Les pompiers interviennent sur un véhicule en feu dans le quartier Mistral à Grenoble, le 3 mars. / JEAN-PIERRE CLATOT / AFP

Deux jeunes de 17 et 19 ans se sont tués à scooter alors qu’ils étaient poursuivis par la police dans la soirée du samedi 2 mars à Grenoble, un drame qui a déclenché une nuit d’émeutes dans leur quartier où les forces de l’ordre restaient mobilisées.

Une information judiciaire a été ouverte pour éclaircir les circonstances dans lesquelles les deux victimes – qui circulaient sans casque sur un engin de grosse cylindrée, dépourvu de plaques – ont trouvé la mort en percutant un autocar, tandis qu’un véhicule de la brigade anticriminalité les suivait.

Le parquet évoque pour l’heure « un accident », alors que l’idée d’une « bavure » prévaut dans le quartier Mistral où vivaient les deux jeunes. Dimanche, le procureur Eric Vaillant a reçu leurs proches durant plus d’une heure au palais de justice de Grenoble.

Lors d’une conférence de presse, le magistrat a écarté, en l’état d’une enquête « qui ne fait que débuter », tout choc entre le véhicule de la police qui suivait les victimes et le scooter. « J’ouvre une information pour recherche des causes du décès. Je ne vise aucune infraction commise par les uns ou les autres », a-t-il insisté.

Images de vidéosurveillance

Les premières investigations s’appuient notamment sur les images d’une caméra de vidéosurveillance, qui montre la scène « de façon assez vague », et le témoignage du chauffeur de l’autocar qui transportait une équipe de football de l’agglomération.

Le drame est survenu vers 22 h 30 autour d’un pont et d’une bretelle d’autoroute.

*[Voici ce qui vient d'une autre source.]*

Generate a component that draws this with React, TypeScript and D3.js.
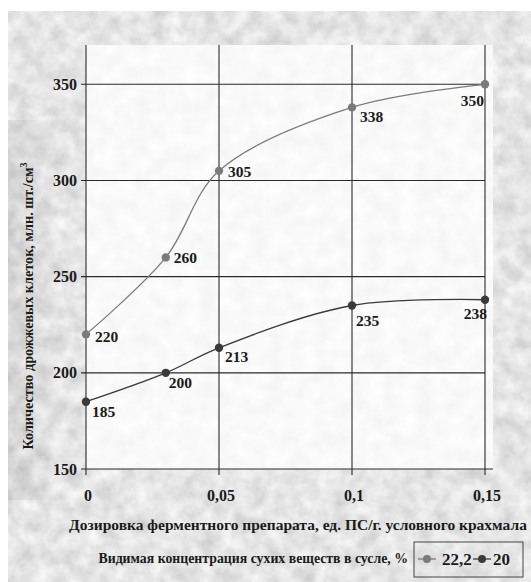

Ayant aperçu le scooter dans son rétroviseur, suivi d’un véhicule de police, le conducteur du bus – dont les tests d’alcoolémie et aux stupéfiants se sont avérés négatifs – affirme avoir serré à droite pour les laisser passer.

A ce moment-là, les deux jeunes tentaient, eux, de le doubler par la droite et ils se sont retrouvés coincés contre le parapet, selon le procureur.

Plus tôt dans la soirée, un scooter similaire avait été signalé pour des infractions routières, avant la course-poursuite fatale. Pour les enquêteurs, il s’agit du même engin, « mais le lien n’est pas encore totalement avéré ».

Pour autant, l’intervention des policiers était « totalement justifiée », d’après le parquet : ils n’auraient pas suivi les deux jeunes « s’ils n’avaient pas mis les autres usagers de la route en danger, en brûlant des feux rouges, en roulant sur le trottoir, en roulant à vive allure ».

Appel au calme du maire

Dans la nuit, le drame a déclenché de violents incidents dans le quartier Mistral où une caserne de CRS a été prise pour cible. Des policiers et gendarmes, arrivés en renfort, ont répliqué à des jets de cocktails Molotov par des tirs de grenades lacrymogènes et de balles de défense. Des voitures et des poubelles ont été incendiées, ainsi que le hall d’une école d’infirmières, un local associatif et du mobilier urbain. Aucune interpellation n’a eu lieu.

En dépit de l’appel au calme du maire écologiste de la ville Eric Piolle, de nouveaux incidents – incendies de véhicules et dégradation de mobilier urbain – se sont produits dimanche soir, ont rapporté les pompiers.

« Des jeunes du quartier ont vu ce qui s’est passé et ont le sentiment d’une bavure policière, c’est de là que vient toute cette tension », estime Hassen Bouzeghoub, directeur du centre socioculturel du quartier. Ils étaient connus des services de police pour des faits de petite délinquance.

Un habitant du quartier aurait filmé une partie de la poursuite et un jeune de 16 ans aurait été éborgné par un tir de lanceur de balles de défense (LBD), informations que n’a pas confirmées le parquet. Le quartier avait déjà connu une flambée de violences il y a une semaine après l’arrestation d’un homme détenteur de cannabis par une brigade spécialisée. Des renforts de police y ont été maintenus dimanche soir.